[Extracted data entries]
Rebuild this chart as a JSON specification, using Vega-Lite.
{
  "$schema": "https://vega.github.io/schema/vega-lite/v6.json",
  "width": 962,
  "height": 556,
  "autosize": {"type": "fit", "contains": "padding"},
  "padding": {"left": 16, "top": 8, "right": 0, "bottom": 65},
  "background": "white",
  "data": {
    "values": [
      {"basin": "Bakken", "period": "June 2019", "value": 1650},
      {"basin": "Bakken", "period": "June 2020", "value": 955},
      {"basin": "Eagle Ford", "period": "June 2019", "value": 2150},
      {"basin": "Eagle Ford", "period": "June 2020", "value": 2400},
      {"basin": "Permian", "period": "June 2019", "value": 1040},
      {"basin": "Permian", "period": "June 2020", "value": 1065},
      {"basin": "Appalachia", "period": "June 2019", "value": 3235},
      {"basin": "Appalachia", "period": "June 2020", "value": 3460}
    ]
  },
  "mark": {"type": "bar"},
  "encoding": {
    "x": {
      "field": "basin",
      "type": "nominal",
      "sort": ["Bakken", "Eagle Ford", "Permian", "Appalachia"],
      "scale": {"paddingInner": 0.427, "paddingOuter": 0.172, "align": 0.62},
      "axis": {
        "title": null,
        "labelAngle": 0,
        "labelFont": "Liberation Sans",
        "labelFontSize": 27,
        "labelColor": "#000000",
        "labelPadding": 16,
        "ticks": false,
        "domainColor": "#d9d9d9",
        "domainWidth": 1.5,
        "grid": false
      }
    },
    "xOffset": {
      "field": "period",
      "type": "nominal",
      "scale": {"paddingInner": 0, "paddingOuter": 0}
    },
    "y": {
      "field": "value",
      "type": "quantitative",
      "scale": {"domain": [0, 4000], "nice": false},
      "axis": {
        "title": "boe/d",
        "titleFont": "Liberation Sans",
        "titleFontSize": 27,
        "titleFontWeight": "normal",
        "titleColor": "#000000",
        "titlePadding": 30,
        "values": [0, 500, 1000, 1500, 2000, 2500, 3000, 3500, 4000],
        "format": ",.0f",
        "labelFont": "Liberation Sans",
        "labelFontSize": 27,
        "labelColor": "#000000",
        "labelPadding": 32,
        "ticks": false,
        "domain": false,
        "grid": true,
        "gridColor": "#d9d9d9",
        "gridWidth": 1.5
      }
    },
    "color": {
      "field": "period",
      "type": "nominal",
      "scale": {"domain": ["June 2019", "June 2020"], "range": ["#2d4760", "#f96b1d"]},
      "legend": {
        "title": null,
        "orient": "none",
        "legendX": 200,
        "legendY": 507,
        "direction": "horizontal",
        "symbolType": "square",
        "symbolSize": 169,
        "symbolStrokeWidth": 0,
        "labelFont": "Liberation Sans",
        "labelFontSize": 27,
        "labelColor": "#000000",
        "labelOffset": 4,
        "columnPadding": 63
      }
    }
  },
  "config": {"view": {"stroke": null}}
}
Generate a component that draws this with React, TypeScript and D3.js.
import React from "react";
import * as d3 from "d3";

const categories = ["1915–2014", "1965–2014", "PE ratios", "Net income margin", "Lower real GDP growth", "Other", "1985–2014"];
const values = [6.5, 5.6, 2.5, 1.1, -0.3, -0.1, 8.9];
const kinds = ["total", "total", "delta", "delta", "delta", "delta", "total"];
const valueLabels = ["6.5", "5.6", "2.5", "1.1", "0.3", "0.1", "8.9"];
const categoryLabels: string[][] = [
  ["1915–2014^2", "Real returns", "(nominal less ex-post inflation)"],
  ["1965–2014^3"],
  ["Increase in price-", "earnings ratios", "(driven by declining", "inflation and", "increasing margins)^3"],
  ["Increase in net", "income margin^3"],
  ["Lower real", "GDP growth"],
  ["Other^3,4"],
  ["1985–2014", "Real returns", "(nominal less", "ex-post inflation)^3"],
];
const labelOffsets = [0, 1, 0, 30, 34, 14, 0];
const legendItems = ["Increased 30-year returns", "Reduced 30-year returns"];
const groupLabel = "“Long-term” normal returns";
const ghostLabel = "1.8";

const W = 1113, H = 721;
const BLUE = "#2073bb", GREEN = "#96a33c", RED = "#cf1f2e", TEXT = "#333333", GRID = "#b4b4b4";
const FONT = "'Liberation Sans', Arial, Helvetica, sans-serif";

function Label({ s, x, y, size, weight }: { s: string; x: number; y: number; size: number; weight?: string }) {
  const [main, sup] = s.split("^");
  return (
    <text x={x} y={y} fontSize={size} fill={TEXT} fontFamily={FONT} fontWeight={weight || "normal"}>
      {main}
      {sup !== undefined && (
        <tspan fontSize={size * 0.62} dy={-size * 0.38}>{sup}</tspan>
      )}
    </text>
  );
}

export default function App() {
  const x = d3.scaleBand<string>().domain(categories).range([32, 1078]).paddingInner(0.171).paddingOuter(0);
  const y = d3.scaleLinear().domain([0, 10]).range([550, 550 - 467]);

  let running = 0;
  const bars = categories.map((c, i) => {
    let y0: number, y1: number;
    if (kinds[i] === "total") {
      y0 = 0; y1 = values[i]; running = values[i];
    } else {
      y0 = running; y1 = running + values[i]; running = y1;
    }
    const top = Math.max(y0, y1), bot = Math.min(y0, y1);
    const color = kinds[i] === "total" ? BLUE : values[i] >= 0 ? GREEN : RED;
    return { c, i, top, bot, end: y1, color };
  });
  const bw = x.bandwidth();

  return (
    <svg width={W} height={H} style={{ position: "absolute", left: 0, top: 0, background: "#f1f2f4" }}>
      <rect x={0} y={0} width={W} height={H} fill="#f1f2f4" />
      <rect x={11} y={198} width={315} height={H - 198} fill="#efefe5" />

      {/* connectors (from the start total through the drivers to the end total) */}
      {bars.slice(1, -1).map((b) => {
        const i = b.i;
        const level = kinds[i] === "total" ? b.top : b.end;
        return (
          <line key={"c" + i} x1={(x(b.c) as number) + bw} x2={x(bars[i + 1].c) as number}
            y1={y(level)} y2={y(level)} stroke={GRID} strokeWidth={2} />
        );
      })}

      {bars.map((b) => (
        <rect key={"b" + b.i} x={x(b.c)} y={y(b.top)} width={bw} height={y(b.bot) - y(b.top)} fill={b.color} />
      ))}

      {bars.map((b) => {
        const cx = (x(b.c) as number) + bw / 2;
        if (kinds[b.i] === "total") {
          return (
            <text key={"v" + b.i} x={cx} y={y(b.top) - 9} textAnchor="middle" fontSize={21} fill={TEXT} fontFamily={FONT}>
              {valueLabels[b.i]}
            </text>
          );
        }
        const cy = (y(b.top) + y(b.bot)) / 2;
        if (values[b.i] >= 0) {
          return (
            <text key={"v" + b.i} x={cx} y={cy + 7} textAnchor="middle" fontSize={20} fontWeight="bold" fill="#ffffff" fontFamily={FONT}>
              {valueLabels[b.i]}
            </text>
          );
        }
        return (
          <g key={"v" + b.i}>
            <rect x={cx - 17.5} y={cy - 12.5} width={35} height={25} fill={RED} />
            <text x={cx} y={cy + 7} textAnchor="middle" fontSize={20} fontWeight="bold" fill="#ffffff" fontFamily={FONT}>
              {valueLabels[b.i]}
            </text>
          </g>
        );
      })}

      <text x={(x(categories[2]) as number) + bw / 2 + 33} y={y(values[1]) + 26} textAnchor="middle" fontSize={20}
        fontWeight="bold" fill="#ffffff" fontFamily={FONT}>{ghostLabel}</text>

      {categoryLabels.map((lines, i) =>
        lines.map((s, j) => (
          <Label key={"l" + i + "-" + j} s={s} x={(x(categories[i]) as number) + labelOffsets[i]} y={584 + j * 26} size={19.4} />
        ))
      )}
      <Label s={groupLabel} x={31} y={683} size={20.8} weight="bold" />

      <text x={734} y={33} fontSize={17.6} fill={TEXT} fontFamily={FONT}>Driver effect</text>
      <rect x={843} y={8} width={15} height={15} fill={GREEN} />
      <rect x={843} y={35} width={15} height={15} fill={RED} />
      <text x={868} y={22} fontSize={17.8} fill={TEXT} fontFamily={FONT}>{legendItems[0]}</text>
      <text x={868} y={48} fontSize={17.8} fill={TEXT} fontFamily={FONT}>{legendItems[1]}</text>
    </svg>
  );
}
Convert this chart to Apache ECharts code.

- **Description of the task**:
Search the records for the word "chart". Copy every line that has it.

- **Output for this exercise**:
Rebuild this chart as a JSON specification, using Vega-Lite.
Convert this chart to Apache ECharts code.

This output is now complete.